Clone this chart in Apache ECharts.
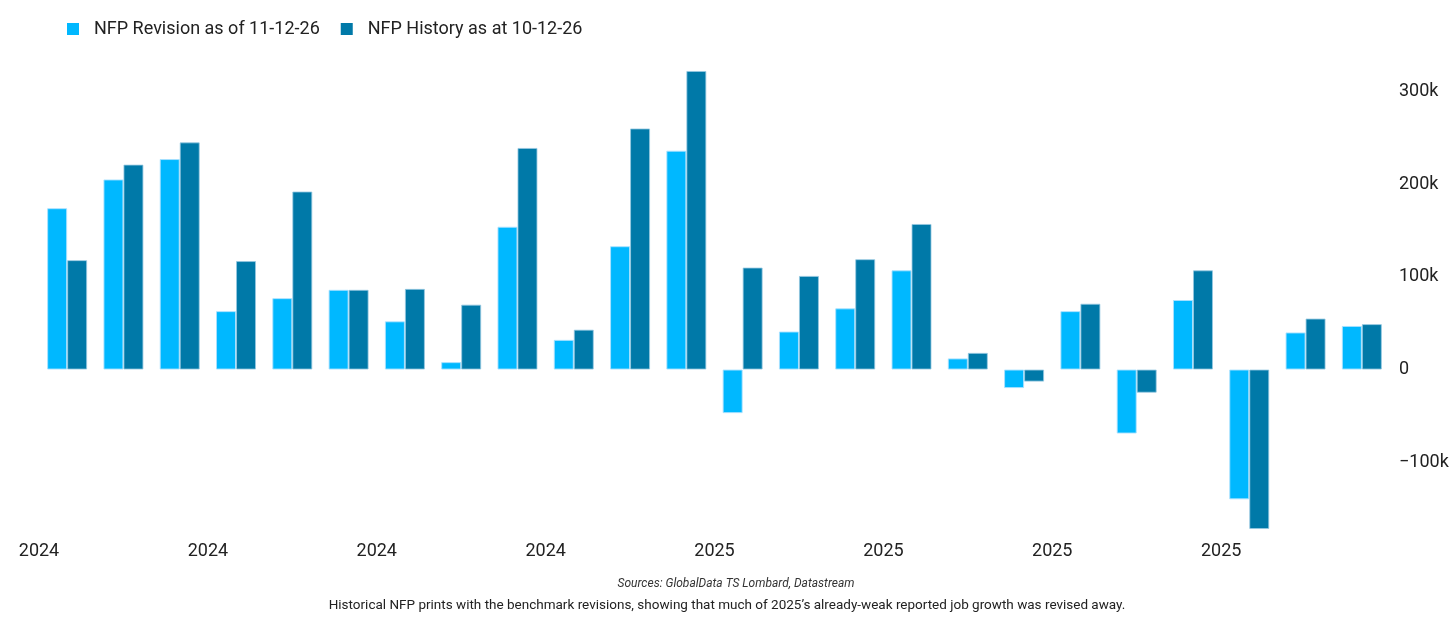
<!DOCTYPE html>
<html>
<head>
<meta charset="utf-8">
<script src="https://cdn.jsdelivr.net/npm/echarts@6/dist/echarts.min.js"></script>
<style>
html,body{margin:0;padding:0;background:#fff;}
#chart{width:1456px;height:625px;}
</style>
</head>
<body>
<div id="chart"></div>
<script>
// values in thousands of jobs
const categories = ['1','2','3','4','5','6','7','8','9','10','11','12','13','14','15','16','17','18','19','20','21','22','23','24'];
const revision = [174, 205, 227, 63, 77, 86, 52, 8, 154, 32, 133, 236, -47, 41, 66, 107, 12, -20, 63, -69, 75, -140, 40, 47];
const history  = [118, 221, 245, 117, 192, 86, 87, 70, 239, 43, 260, 322, 110, 101, 119, 157, 18, -13, 71, -25, 107, -172, 55, 49];
const yearTickLabels = ['2024','2024','2024','2024','2025','2025','2025','2025'];
const seriesNames = ['NFP Revision as of 11-12-26', 'NFP History as at 10-12-26'];
const sourceText = 'Sources: GlobalData TS Lombard, Datastream';
const captionText = 'Historical NFP prints with the benchmark revisions, showing that much of 2025\u2019s already-weak reported job growth was revised away.';

const chart = echarts.init(document.getElementById('chart'));
const font = 'Roboto';
chart.setOption({
  animation: false,
  textStyle: { fontFamily: font },
  title: [
    { text: sourceText, left: 731, top: 573, textAlign: 'center',
      textStyle: { fontFamily: font, fontSize: 12, fontStyle: 'italic', fontWeight: 'normal', color: '#333' } },
    { text: captionText, left: 722, top: 594, textAlign: 'center',
      textStyle: { fontFamily: font, fontSize: 13.5, fontWeight: 'normal', color: '#222' } }
  ],
  legend: {
    left: 62, top: 15, icon: 'rect', itemWidth: 12, itemHeight: 12, itemGap: 21,
    itemStyle: { borderWidth: 0 },
    textStyle: { fontFamily: font, fontSize: 18, color: '#222', padding: [0, 0, 0, 10] },
    data: seriesNames
  },
  grid: { left: 39, right: 66, top: 45, height: 510 },
  xAxis: [
    { type: 'category', data: categories, show: false, boundaryGap: true },
    { type: 'value', min: 0, max: 24, interval: 3, position: 'bottom', offset: -21,
      axisLine: { show: false }, axisTick: { show: false }, splitLine: { show: false },
      axisLabel: { show: true, showMaxLabel: false, fontFamily: font, fontSize: 18, color: '#222', margin: 8,
        formatter: v => yearTickLabels[Math.round(v / 3)] || '' } }
  ],
  yAxis: {
    type: 'value', position: 'right', min: -200, max: 350, interval: 100,
    axisLine: { show: false }, axisTick: { show: false }, splitLine: { show: false },
    axisLabel: { showMinLabel: false, showMaxLabel: false, fontFamily: font, fontSize: 18, color: '#222', margin: 9,
      formatter: v => v === 0 ? '0' : (v < 0 ? '\u2212' + (-v) + 'k' : v + 'k') }
  },
  series: [
    { name: seriesNames[0], type: 'bar', xAxisIndex: 0, data: revision, barWidth: 20, barGap: '0%',
      itemStyle: { color: '#00B8FF', borderColor: 'rgba(170,225,255,0.9)', borderWidth: 1 } },
    { name: seriesNames[1], type: 'bar', xAxisIndex: 0, data: history, barWidth: 20, barGap: '0%',
      itemStyle: { color: '#0079A8', borderColor: 'rgba(150,200,225,0.8)', borderWidth: 1 } }
  ]
});
</script>
</body>
</html>
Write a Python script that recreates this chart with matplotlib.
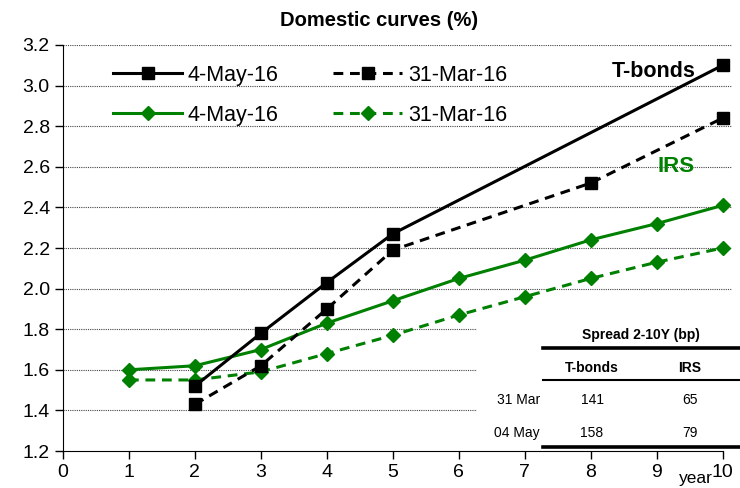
********
- Exercise
Copy the records above exactly. The pictures are not part of the copy.

- The response
Clone this chart in Apache ECharts.
<!DOCTYPE html>
<html>
<head>
<meta charset="utf-8">
<script src="https://cdn.jsdelivr.net/npm/echarts@6/dist/echarts.min.js"></script>
<style>
html,body{margin:0;padding:0;background:#fff;}
#chart{width:1456px;height:625px;}
</style>
</head>
<body>
<div id="chart"></div>
<script>
// values in thousands of jobs
const categories = ['1','2','3','4','5','6','7','8','9','10','11','12','13','14','15','16','17','18','19','20','21','22','23','24'];
const revision = [174, 205, 227, 63, 77, 86, 52, 8, 154, 32, 133, 236, -47, 41, 66, 107, 12, -20, 63, -69, 75, -140, 40, 47];
const history  = [118, 221, 245, 117, 192, 86, 87, 70, 239, 43, 260, 322, 110, 101, 119, 157, 18, -13, 71, -25, 107, -172, 55, 49];
const yearTickLabels = ['2024','2024','2024','2024','2025','2025','2025','2025'];
const seriesNames = ['NFP Revision as of 11-12-26', 'NFP History as at 10-12-26'];
const sourceText = 'Sources: GlobalData TS Lombard, Datastream';
const captionText = 'Historical NFP prints with the benchmark revisions, showing that much of 2025\u2019s already-weak reported job growth was revised away.';

const chart = echarts.init(document.getElementById('chart'));
const font = 'Roboto';
chart.setOption({
  animation: false,
  textStyle: { fontFamily: font },
  title: [
    { text: sourceText, left: 731, top: 573, textAlign: 'center',
      textStyle: { fontFamily: font, fontSize: 12, fontStyle: 'italic', fontWeight: 'normal', color: '#333' } },
    { text: captionText, left: 722, top: 594, textAlign: 'center',
      textStyle: { fontFamily: font, fontSize: 13.5, fontWeight: 'normal', color: '#222' } }
  ],
  legend: {
    left: 62, top: 15, icon: 'rect', itemWidth: 12, itemHeight: 12, itemGap: 21,
    itemStyle: { borderWidth: 0 },
    textStyle: { fontFamily: font, fontSize: 18, color: '#222', padding: [0, 0, 0, 10] },
    data: seriesNames
  },
  grid: { left: 39, right: 66, top: 45, height: 510 },
  xAxis: [
    { type: 'category', data: categories, show: false, boundaryGap: true },
    { type: 'value', min: 0, max: 24, interval: 3, position: 'bottom', offset: -21,
      axisLine: { show: false }, axisTick: { show: false }, splitLine: { show: false },
      axisLabel: { show: true, showMaxLabel: false, fontFamily: font, fontSize: 18, color: '#222', margin: 8,
        formatter: v => yearTickLabels[Math.round(v / 3)] || '' } }
  ],
  yAxis: {
    type: 'value', position: 'right', min: -200, max: 350, interval: 100,
    axisLine: { show: false }, axisTick: { show: false }, splitLine: { show: false },
    axisLabel: { showMinLabel: false, showMaxLabel: false, fontFamily: font, fontSize: 18, color: '#222', margin: 9,
      formatter: v => v === 0 ? '0' : (v < 0 ? '\u2212' + (-v) + 'k' : v + 'k') }
  },
  series: [
    { name: seriesNames[0], type: 'bar', xAxisIndex: 0, data: revision, barWidth: 20, barGap: '0%',
      itemStyle: { color: '#00B8FF', borderColor: 'rgba(170,225,255,0.9)', borderWidth: 1 } },
    { name: seriesNames[1], type: 'bar', xAxisIndex: 0, data: history, barWidth: 20, barGap: '0%',
      itemStyle: { color: '#0079A8', borderColor: 'rgba(150,200,225,0.8)', borderWidth: 1 } }
  ]
});
</script>
</body>
</html>
Write a Python script that recreates this chart with matplotlib.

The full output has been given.